Time dependent solution via time independent solution¶

When the potential energy is independent of time, the solution of the time-dependent Schrödinger equation can be constructed using the solution of the time-independent equation.

Notation:

\(\hbar\) (hbar) is hbar.

Conditions:

The potential energy is a function independent of time.
This law applies for 1-dimensional systems.

Links:

Wikipedia.

position¶: position, or spatial variable.

Symbol:: x
Latex:: \(x\)
Dimension:: length

time¶: time.

Symbol:: t
Latex:: \(t\)
Dimension:: time

time_dependent_wave_function¶: Solution of the time-dependent Schrödinger equation.
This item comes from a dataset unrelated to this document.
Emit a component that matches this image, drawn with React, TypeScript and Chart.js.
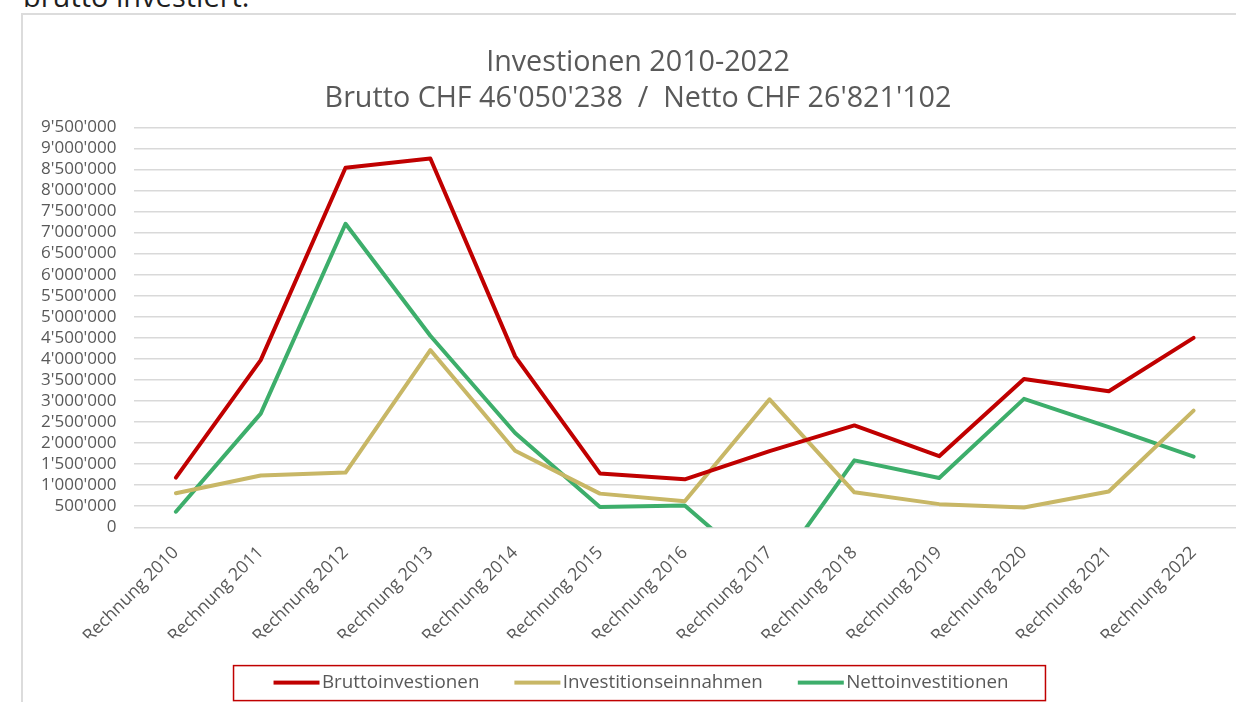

See wave_function.

Symbol:: Psi(x, t)
Latex:: \(\Psi{\left(x,t \right)}\)
Dimension:: 1/sqrt(length)

time_independent_wave_function¶: Solution of the time-independent Schrödinger equation. See wave_function.

Symbol:: psi(x)
Latex:: \(\psi{\left(x \right)}\)
Dimension:: 1/sqrt(length)

particle_energy¶: Particle energy.

Symbol:: E
Latex:: \(E\)
Dimension:: energy

law¶

Psi(x, t) = psi(x) * exp(-I / hbar * E * t)

Latex:: \[\Psi{\left(x,t \right)} = \psi{\left(x \right)} \exp{\left(- \frac{i}{\hbar} E t \right)}\]